## begin DATA PROVIDED
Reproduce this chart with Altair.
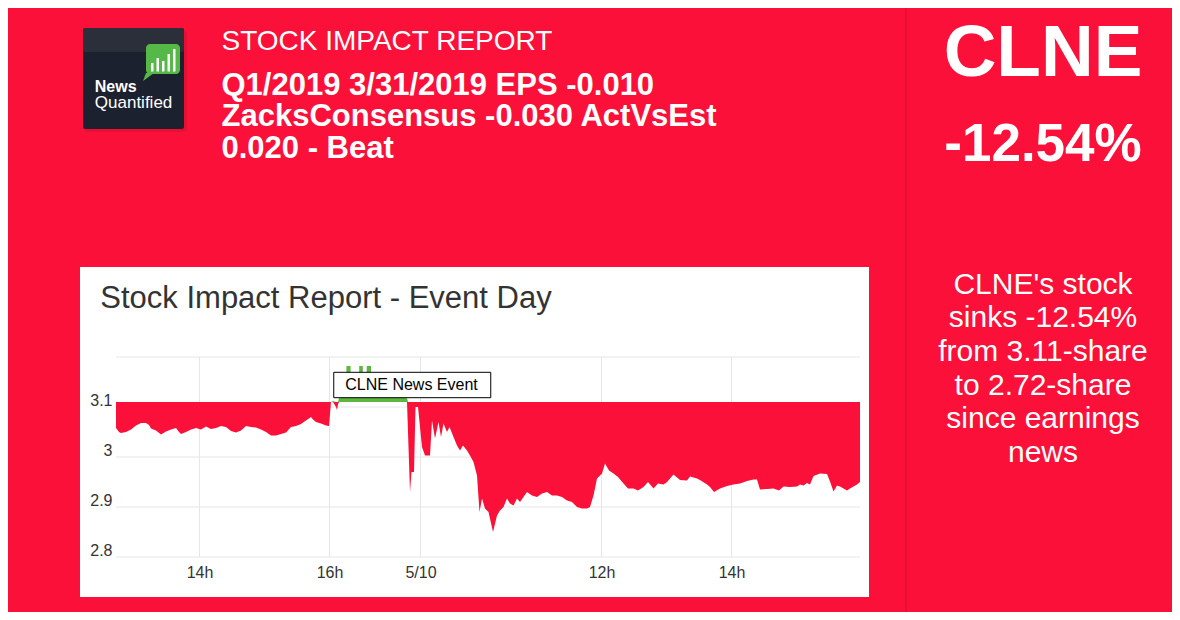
import altair as alt
import pandas as pd

# ---------------- data ----------------
RED = "#FA1038"
GREEN = "#5BB73D"
FONT = "Liberation Sans"
BASE_PRICE = 3.11

bar_idx = [0, 0.6, 1, 2, 3, 4, 5, 6, 6.6, 7, 8, 9, 10, 11, 12, 12.6, 13, 14, 15, 16,
           17, 18, 19, 20, 21, 22, 23, 24, 25, 26, 27, 28, 29, 30, 31, 32, 33, 34, 35, 36,
           37, 38, 39, 39.4, 40, 41, 42, 42.6, 43, 43.4, 44, 44.2, 44.4, 44.6,
           45.4, 46, 46.1, 46.9, 47, 47.8, 48.6, 48.65, 49.35, 49.4, 50.1, 50.15, 51, 51.05,
           51.8, 52.8, 53.8, 54.8, 55.8, 56.8, 57.8, 58.2,
           58.4, 58.8, 59.1, 59.6, 59.9, 60.4, 60.8, 61.2, 61.8, 62.4, 62.8, 63.2, 63.8,
           64.5, 65, 65.5, 66.2, 66.7, 67.5, 68.2, 68.8, 69.4, 70.2, 70.8, 71.5, 72.2,
           72.7, 73.2, 73.8, 74.5, 75.4, 76.2, 76.8, 77.5, 78.2, 78.8, 79.5, 80.2, 80.8,
           81.5, 82.2, 83.2, 84.2, 85.2, 86.2, 87.2, 88.2, 89.2, 90.2, 91.2, 92.2, 93.2,
           94.2, 94.8, 95.5, 96.2, 97.2, 97.8, 98.6, 99.5, 100.4, 101.5, 102.4, 103.5,
           104.4, 105.5, 106.4, 107.5, 108.4, 109.5, 110.2, 111.5, 112.8, 114.2, 114.8,
           116.2, 116.8, 118.2, 118.8, 119.6, 120.8, 122.2, 123.5, 124.8, 126.2, 127.5,
           128.2, 128.8, 130.2, 131.5, 132.6, 133.5, 134.8, 136.2, 136.8, 137.5, 138.2,
           138.8, 139.5, 140.8, 142.2, 142.8, 143.5, 144.2, 144.8, 146.2, 146.8, 147.5,
           148.2, 148.8]
price = [3.058, 3.050, 3.048, 3.050, 3.055, 3.063, 3.068, 3.068, 3.064, 3.057, 3.053,
         3.045, 3.051, 3.055, 3.058, 3.050, 3.046, 3.050, 3.055, 3.058,
         3.055, 3.061, 3.056, 3.058, 3.062, 3.060, 3.052, 3.049, 3.053, 3.062, 3.060,
         3.059, 3.055, 3.050, 3.043, 3.043, 3.046, 3.049, 3.060, 3.062,
         3.066, 3.073, 3.080, 3.075, 3.070, 3.067, 3.063, 3.062, 3.110, 3.112, 3.100,
         3.094, 3.105, 3.118,
         3.120, 3.122, 3.182, 3.182, 3.125, 3.122, 3.125, 3.182, 3.182, 3.125, 3.124,
         3.182, 3.182, 3.125,
         3.122, 3.121, 3.120, 3.121, 3.120, 3.120, 3.119, 3.118,
         3.050, 2.930, 2.970, 2.970, 3.100, 3.100, 3.060, 3.020, 3.003, 3.003, 3.003,
         3.073, 3.037,
         3.070, 3.040, 3.067, 3.050, 3.060, 3.040, 3.023, 3.013, 3.023, 3.013, 3.003,
         2.990, 2.963,
         2.890, 2.917, 2.897, 2.890, 2.850, 2.883, 2.893, 2.900, 2.917, 2.907, 2.903,
         2.917, 2.910,
         2.920, 2.930, 2.923, 2.920, 2.927, 2.930, 2.923, 2.923, 2.920, 2.913, 2.910,
         2.900, 2.897,
         2.897, 2.900, 2.923, 2.957, 2.967, 2.987, 2.973, 2.967, 2.960, 2.947, 2.937,
         2.937,
         2.933, 2.940, 2.950, 2.937, 2.947, 2.945, 2.950, 2.965, 2.954, 2.953, 2.961,
         2.957, 2.954, 2.945, 2.940, 2.930, 2.937, 2.942, 2.945, 2.947, 2.952, 2.955,
         2.955, 2.935, 2.936, 2.937, 2.933, 2.941, 2.940, 2.941, 2.945, 2.943, 2.948,
         2.945, 2.962, 2.967, 2.966, 2.951, 2.931, 2.943, 2.941, 2.933, 2.937, 2.941,
         2.945, 2.950]

x_tick_pos = [16.7, 42.7, 60.9, 97.1, 123.1]
x_tick_labels = ["14h", "16h", "5/10", "12h", "14h"]
y_label_vals = [2.8, 2.9, 3.0, 3.1]
y_grid_vals = [2.8, 2.9, 3.0, 3.1, 3.2]

event_idx = [43.55]
event_label = ["CLNE News Event"]

chart_title = "Stock Impact Report - Event Day"
header_small = "STOCK IMPACT REPORT"
header_lines = ["Q1/2019 3/31/2019 EPS -0.010",
                "ZacksConsensus -0.030 ActVsEst",
                "0.020 - Beat"]
ticker = "CLNE"
change_text = "-12.54%"
summary_lines = ["CLNE's stock", "sinks -12.54%", "from 3.11-share",
                 "to 2.72-share", "since earnings", "news"]
logo_words = ["News", "Quantified"]

# ---------------- layout ----------------
W, H = 744, 200
OX, OY = 116, 357          # page position of the plot area
PAGE_W, PAGE_H = 1164, 604

df = pd.DataFrame({"idx": bar_idx, "price": price})
df["lo"] = df["price"].clip(upper=BASE_PRICE)
df["hi"] = df["price"].clip(lower=BASE_PRICE)
df["base"] = BASE_PRICE

ONE = pd.DataFrame({"k": [0]})

xscale = alt.Scale(domain=[0, 148.8], nice=False, zero=False)
yscale = alt.Scale(domain=[2.8, 3.2], nice=False, zero=False)

label_expr = " : ".join(
    f"abs(datum.value - {p}) < 0.01 ? '{l}'" for p, l in zip(x_tick_pos, x_tick_labels)
) + " : ''"

x_axis = alt.Axis(values=x_tick_pos, labelExpr=label_expr, grid=False, domain=False,
                  ticks=False, labelFontSize=16, labelFont=FONT, labelColor="#333333",
                  labelPadding=15.5, labelBaseline="middle", labelOverlap=False,
                  labelFlush=False, title=None, zindex=1)
y_axis = alt.Axis(values=y_label_vals, format="~g", grid=False, domain=False,
                  ticks=False, labelFontSize=16, labelFont=FONT, labelColor="#333333",
                  labelPadding=4, labelOffset=-7, labelOverlap=False, title=None,
                  zindex=1)


def X(field):
    return alt.X(field, scale=xscale, axis=x_axis)


def Y(field):
    return alt.Y(field, scale=yscale, axis=y_axis)


def box(x1, y1, x2, y2, color, **kw):
    return alt.Chart(ONE).mark_rect(color=color, **kw).encode(
        x=alt.value(x1 - OX), x2=alt.value(x2 - OX),
        y=alt.value(y1 - OY), y2=alt.value(y2 - OY))


def label(s, px, py, size, weight="normal", color="white", align="left"):
    return alt.Chart(ONE).mark_text(
        align=align, baseline="alphabetic", font=FONT, fontSize=size,
        fontWeight=weight, color=color).encode(
        x=alt.value(px - OX), y=alt.value(py - OY), text=alt.value(s))


layers = []

# white chart panel
layers.append(box(80, 267, 869, 597, "white"))

# logo
layers.append(box(85, 31, 187, 132, "#d80d30", cornerRadius=3, opacity=0.5))
layers.append(box(83, 28, 184, 129, "#1c2130", cornerRadius=2))
layers.append(box(83, 28, 184, 52, "#2b2f39", cornerRadius=2))
layers.append(box(146, 44, 180, 74, "#56B846", cornerRadius=4))
layers.append(alt.Chart(ONE).mark_point(
    shape="M-0.5,-1L1.5,-1L-1.25,1Z", filled=True, opacity=1, size=64,
    color="#56B846").encode(x=alt.value(148 - OX), y=alt.value(77 - OY)))
for (bx1, by1) in [(151, 63), (156.5, 58), (162, 61), (167.5, 54), (173, 49)]:
    layers.append(box(bx1, by1, bx1 + 2.5, 71.5, "white"))
layers.append(label(logo_words[0], 94.8, 91.7, 16, "bold"))
layers.append(label(logo_words[1], 94.8, 107.5, 17))

# grid lines
layers.append(alt.Chart(pd.DataFrame({"v": y_grid_vals})).mark_rule(
    color="#e6e6e6", strokeWidth=1).encode(y=Y("v:Q")))
layers.append(alt.Chart(pd.DataFrame({"v": x_tick_pos})).mark_rule(
    color="#e6e6e6", strokeWidth=1).encode(x=X("v:Q")))

red_area = alt.Chart(df).mark_area(color=RED, opacity=1).encode(
    x=X("idx:Q"), y=Y("lo:Q"), y2="base:Q")
green_area = alt.Chart(df).mark_area(color=GREEN, opacity=1).encode(
    x=X("idx:Q"), y=Y("hi:Q"), y2="base:Q")
layers += [red_area, green_area]

# news event flag
ev = pd.DataFrame({"idx": event_idx, "label": event_label})
layers.append(alt.Chart(ev).mark_rect(
    fill="white", stroke="black", strokeWidth=1, width=157, xOffset=78.5).encode(
    x=X("idx:Q"), y=alt.value(372.3 - OY), y2=alt.value(397.7 - OY)))
layers.append(alt.Chart(ev).mark_text(
    align="left", baseline="alphabetic", dx=11.5, font=FONT, fontSize=16,
    color="black").encode(x=X("idx:Q"), y=alt.value(390 - OY), text="label:N"))

# titles & texts
layers.append(label(chart_title, 100.3, 307.7, 31, color="#333333"))
layers.append(label(header_small, 221.5, 49.5, 28))
for i, s in enumerate(header_lines):
    layers.append(label(s, 221.5, 94.5 + i * 31.7, 31, "bold"))
layers.append(label(ticker, 1043, 76, 73, "bold", align="center"))
layers.append(label(change_text, 1043, 161, 53, "bold", align="center"))
for i, s in enumerate(summary_lines):
    layers.append(label(s, 1043, 293.5 + i * 33.7, 30, align="center"))

# right panel divider
layers.append(alt.Chart(ONE).mark_rule(color="#E20E32", strokeWidth=1.5).encode(
    x=alt.value(906 - OX), y=alt.value(0 - OY), y2=alt.value(620 - OY)))

chart = alt.layer(*layers).properties(
    width=W, height=H, background=RED,
    padding={"left": OX - 8, "top": OY - 8,
             "right": PAGE_W - (OX - 8) - W, "bottom": PAGE_H - (OY - 8) - H},
    autosize=alt.AutoSizeParams(type="none"),
).configure_view(stroke=None)

chart.save("out.html", embed_options={"renderer": "svg", "actions": False})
## end DATA PROVIDED
WRITTEN TASK >> Return nothing but the lines running from the start of the data to the line with "BASE_PRICE = 3.11", please, both ends included and no pictures.

REPLY TO THE EXERCISE >>
Reproduce this chart with Altair.
import altair as alt
import pandas as pd

# ---------------- data ----------------
RED = "#FA1038"
GREEN = "#5BB73D"
FONT = "Liberation Sans"
BASE_PRICE = 3.11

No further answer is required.